Stated exercise -
Write out the entire listing below exactly, with the pictures left out.
━━━━━ Supplied data
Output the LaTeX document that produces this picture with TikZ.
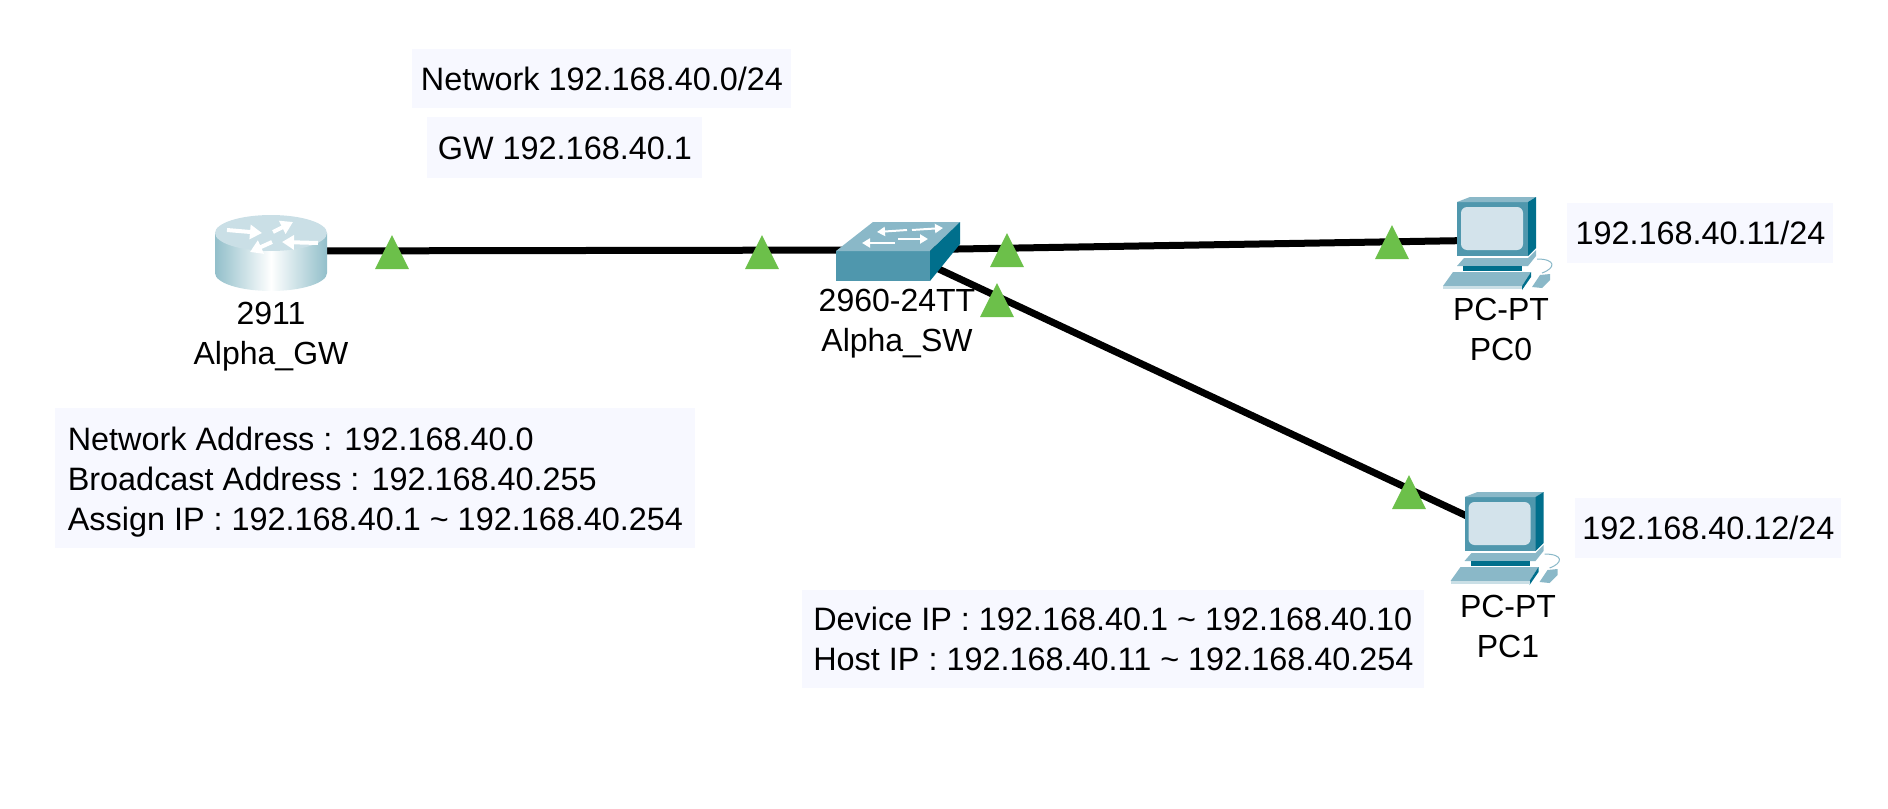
\documentclass[tikz,border=0pt]{standalone}
\usepackage{fontspec}
\setmainfont{Liberation Sans}
\usetikzlibrary{positioning,shapes.geometric,arrows.meta}
\definecolor{boxfill}{HTML}{F7F8FF}
\definecolor{trigreen}{HTML}{6CC04A}
\definecolor{swfront}{HTML}{4F97AD}
\definecolor{swtop}{HTML}{8AB8C8}
\definecolor{swside}{HTML}{006F8C}
\definecolor{rtop}{HTML}{CADFE6}
\definecolor{rside}{HTML}{92BFCA}
\definecolor{pcscreen}{HTML}{D3E3EB}
\tikzset{
    notebox/.style={fill=boxfill, anchor=north west, inner sep=0pt, font=\fontsize{16.2}{20}\selectfont, align=left},
    devlabel/.style={font=\fontsize{16}{20}\selectfont, align=center, anchor=north, inner sep=0pt},
    link/.style={line width=3.5pt, black},
    linkup/.style={isosceles triangle, isosceles triangle stretches, shape border rotate=90, draw=none, fill=trigreen, minimum width=17pt, minimum height=17pt, inner sep=0pt, anchor=apex},
    rarrow/.style={white, line width=2pt, -{Stealth[length=6pt,width=7pt,inset=0pt]}},
    swarrow/.style={white, line width=1pt, -{Stealth[length=4pt,width=4.5pt,inset=0pt]}},
    routericon/.pic={
        \shade[left color=rside, right color=rside, middle color=white] (-28,-9) -- (-28,11) arc[x radius=28, y radius=9, start angle=180, end angle=0] -- (28,-9) -- cycle;
        \fill[rtop] (0,-9) ellipse[x radius=28, y radius=9];
        % arrows on the top face
        \draw[rarrow] (-22,-10.5) -- (-4.5,-9);
        \draw[rarrow] (23.5,-4) -- (5.5,-4.5);
        \draw[rarrow] (1,-9.5) -- (11,-14.5);
        \draw[rarrow] (0.5,-4.5) -- (-10.5,0.5);
    },
    switchicon/.pic={
        \fill[swfront] (-31,0.5) rectangle (16,15.5);
        \fill[swtop] (-31,0.5) -- (-12.5,-14) -- (31,-14) -- (16,0.5) -- cycle;
        \fill[swside] (16,0.5) -- (31,-14) -- (31,-3) -- (16,15.5) -- cycle;
        \draw[swarrow] (4.5,-10) -- (-10.5,-9);
        \draw[swarrow] (7,-10) -- (22.5,-11);
        \draw[swarrow] (-1.5,-3.5) -- (-18,-3.5);
        \draw[swarrow] (0,-5.5) -- (15,-5.5);
    },
    pcicon/.pic={
        \fill[swfront] (-21.5,-19) rectangle (14,8);
        \fill[swtop] (-21.5,-19) -- (-15,-21.5) -- (18,-21.5) -- (14,-19) -- cycle;
        \fill[swside] (14,-19) -- (18,-21.5) -- (18,4) -- (14,8) -- cycle;
        \fill[pcscreen, rounded corners=3pt] (-19.5,-16.5) rectangle (11.5,5);
        % stand
        \fill[swtop] (-21.5,13) -- (-18,9) -- (14,9) -- (18,5) -- (18,8) -- (14,13) -- cycle;
        \fill[swside] (-18.5,13) rectangle (11,15.5);
        % keyboard and mouse
        \fill[swtop] (-28.5,23) -- (-23.5,16) -- (15.5,16) -- (11,23) -- cycle;
        \fill[swside] (11,23) -- (15.5,16) -- (15.5,18.5) -- (11,25) -- cycle;
        \fill[rtop] (-28.5,23) rectangle (11,24.5);
        \fill[swtop] (16,23.5) -- (20,17.5) -- (25,17) -- (25,20) -- (21,24) -- cycle;
        \draw[swtop, line width=0.5pt] (18.5,9.5) .. controls (28,9.5) and (28,14) .. (21,16.5);
    }
}
\begin{document}
\begin{tikzpicture}[x=0.5pt, y=-0.5pt]
\useasboundingbox (0,0) rectangle (1888,808);
% Devices
\coordinate (gw) at (271,251);
\coordinate (sw) at (898,250);
\coordinate (pc0) at (1500,240);
\coordinate (pc1) at (1507.5,535);
% Links
\draw[link] (gw) -- (sw);
\draw[link] (sw) -- (pc0);
\draw[link] (sw) -- (pc1);
\pic[scale=2] at (gw) {routericon};
\pic[scale=2] at (sw) {switchicon};
\pic[scale=2] at (pc0) {pcicon};
\pic[scale=2] at (pc1) {pcicon};
% Link lights
\node[linkup] (gwled) at (392,234) {};
\node[linkup] (swled) at (762,234) {};
\node[linkup] (swled0) at (1007,232) {};
\node[linkup] (swled1) at (997,282) {};
\node[linkup] (pc0led) at (1392,224) {};
\node[linkup] (pc1led) at (1409,474) {};
% Labels
\node[devlabel] (gwlabel) at (271,302) {2911\\Alpha\_GW};
\node[devlabel] (swlabel) at (897,289) {2960-24TT\\Alpha\_SW};
\node[devlabel] (pc0label) at (1501,298) {PC-PT\\PC0};
\node[devlabel] (pc1label) at (1508,595) {PC-PT\\PC1};
% Notes
\node[notebox, minimum width=189.5pt, minimum height=29.5pt] (netnote) at (412,49) {Network 192.168.40.0/24};
\node[notebox, minimum width=137.5pt, minimum height=30.5pt] (gwnote) at (427,117) {GW 192.168.40.1};
\node[notebox, minimum width=320pt, minimum height=70pt] (addrnote) at (55,408) {\rule{0pt}{15pt}Network Address : 192.168.40.0\\Broadcast Address : 192.168.40.255\\Assign IP : 192.168.40.1 \textasciitilde{} 192.168.40.254};
\node[notebox, minimum width=311pt, minimum height=49pt] (rangenote) at (802,590) {Device IP : 192.168.40.1 \textasciitilde{} 192.168.40.10\\Host IP : 192.168.40.11 \textasciitilde{} 192.168.40.254};
\node[notebox, minimum width=133pt, minimum height=30pt] (pc0note) at (1567,203) {192.168.40.11/24};
\node[notebox, minimum width=133pt, minimum height=30pt] (pc1note) at (1575,498) {192.168.40.12/24};
\end{tikzpicture}
\end{document}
━━━━━━━━━━
Problem solution -
Output the LaTeX document that produces this picture with TikZ.
\documentclass[tikz,border=0pt]{standalone}
\usepackage{fontspec}
\setmainfont{Liberation Sans}
\usetikzlibrary{positioning,shapes.geometric,arrows.meta}
\definecolor{boxfill}{HTML}{F7F8FF}
\definecolor{trigreen}{HTML}{6CC04A}
\definecolor{swfront}{HTML}{4F97AD}
\definecolor{swtop}{HTML}{8AB8C8}
\definecolor{swside}{HTML}{006F8C}
\definecolor{rtop}{HTML}{CADFE6}
\definecolor{rside}{HTML}{92BFCA}
\definecolor{pcscreen}{HTML}{D3E3EB}
\tikzset{
    notebox/.style={fill=boxfill, anchor=north west, inner sep=0pt, font=\fontsize{16.2}{20}\selectfont, align=left},
    devlabel/.style={font=\fontsize{16}{20}\selectfont, align=center, anchor=north, inner sep=0pt},
    link/.style={line width=3.5pt, black},
    linkup/.style={isosceles triangle, isosceles triangle stretches, shape border rotate=90, draw=none, fill=trigreen, minimum width=17pt, minimum height=17pt, inner sep=0pt, anchor=apex},
    rarrow/.style={white, line width=2pt, -{Stealth[length=6pt,width=7pt,inset=0pt]}},
    swarrow/.style={white, line width=1pt, -{Stealth[length=4pt,width=4.5pt,inset=0pt]}},
    routericon/.pic={
        \shade[left color=rside, right color=rside, middle color=white] (-28,-9) -- (-28,11) arc[x radius=28, y radius=9, start angle=180, end angle=0] -- (28,-9) -- cycle;
        \fill[rtop] (0,-9) ellipse[x radius=28, y radius=9];
        % arrows on the top face
        \draw[rarrow] (-22,-10.5) -- (-4.5,-9);
        \draw[rarrow] (23.5,-4) -- (5.5,-4.5);
        \draw[rarrow] (1,-9.5) -- (11,-14.5);
        \draw[rarrow] (0.5,-4.5) -- (-10.5,0.5);
    },
    switchicon/.pic={
        \fill[swfront] (-31,0.5) rectangle (16,15.5);
        \fill[swtop] (-31,0.5) -- (-12.5,-14) -- (31,-14) -- (16,0.5) -- cycle;
        \fill[swside] (16,0.5) -- (31,-14) -- (31,-3) -- (16,15.5) -- cycle;
        \draw[swarrow] (4.5,-10) -- (-10.5,-9);
        \draw[swarrow] (7,-10) -- (22.5,-11);
        \draw[swarrow] (-1.5,-3.5) -- (-18,-3.5);
        \draw[swarrow] (0,-5.5) -- (15,-5.5);
    },
    pcicon/.pic={
        \fill[swfront] (-21.5,-19) rectangle (14,8);
        \fill[swtop] (-21.5,-19) -- (-15,-21.5) -- (18,-21.5) -- (14,-19) -- cycle;
        \fill[swside] (14,-19) -- (18,-21.5) -- (18,4) -- (14,8) -- cycle;
        \fill[pcscreen, rounded corners=3pt] (-19.5,-16.5) rectangle (11.5,5);
        % stand
        \fill[swtop] (-21.5,13) -- (-18,9) -- (14,9) -- (18,5) -- (18,8) -- (14,13) -- cycle;
        \fill[swside] (-18.5,13) rectangle (11,15.5);
        % keyboard and mouse
        \fill[swtop] (-28.5,23) -- (-23.5,16) -- (15.5,16) -- (11,23) -- cycle;
        \fill[swside] (11,23) -- (15.5,16) -- (15.5,18.5) -- (11,25) -- cycle;
        \fill[rtop] (-28.5,23) rectangle (11,24.5);
        \fill[swtop] (16,23.5) -- (20,17.5) -- (25,17) -- (25,20) -- (21,24) -- cycle;
        \draw[swtop, line width=0.5pt] (18.5,9.5) .. controls (28,9.5) and (28,14) .. (21,16.5);
    }
}
\begin{document}
\begin{tikzpicture}[x=0.5pt, y=-0.5pt]
\useasboundingbox (0,0) rectangle (1888,808);
% Devices
\coordinate (gw) at (271,251);
\coordinate (sw) at (898,250);
\coordinate (pc0) at (1500,240);
\coordinate (pc1) at (1507.5,535);
% Links
\draw[link] (gw) -- (sw);
\draw[link] (sw) -- (pc0);
\draw[link] (sw) -- (pc1);
\pic[scale=2] at (gw) {routericon};
\pic[scale=2] at (sw) {switchicon};
\pic[scale=2] at (pc0) {pcicon};
\pic[scale=2] at (pc1) {pcicon};
% Link lights
\node[linkup] (gwled) at (392,234) {};
\node[linkup] (swled) at (762,234) {};
\node[linkup] (swled0) at (1007,232) {};
\node[linkup] (swled1) at (997,282) {};
\node[linkup] (pc0led) at (1392,224) {};
\node[linkup] (pc1led) at (1409,474) {};
% Labels
\node[devlabel] (gwlabel) at (271,302) {2911\\Alpha\_GW};
\node[devlabel] (swlabel) at (897,289) {2960-24TT\\Alpha\_SW};
\node[devlabel] (pc0label) at (1501,298) {PC-PT\\PC0};
\node[devlabel] (pc1label) at (1508,595) {PC-PT\\PC1};
% Notes
\node[notebox, minimum width=189.5pt, minimum height=29.5pt] (netnote) at (412,49) {Network 192.168.40.0/24};
\node[notebox, minimum width=137.5pt, minimum height=30.5pt] (gwnote) at (427,117) {GW 192.168.40.1};
\node[notebox, minimum width=320pt, minimum height=70pt] (addrnote) at (55,408) {\rule{0pt}{15pt}Network Address : 192.168.40.0\\Broadcast Address : 192.168.40.255\\Assign IP : 192.168.40.1 \textasciitilde{} 192.168.40.254};
\node[notebox, minimum width=311pt, minimum height=49pt] (rangenote) at (802,590) {Device IP : 192.168.40.1 \textasciitilde{} 192.168.40.10\\Host IP : 192.168.40.11 \textasciitilde{} 192.168.40.254};
\node[notebox, minimum width=133pt, minimum height=30pt] (pc0note) at (1567,203) {192.168.40.11/24};
\node[notebox, minimum width=133pt, minimum height=30pt] (pc1note) at (1575,498) {192.168.40.12/24};
\end{tikzpicture}
\end{document}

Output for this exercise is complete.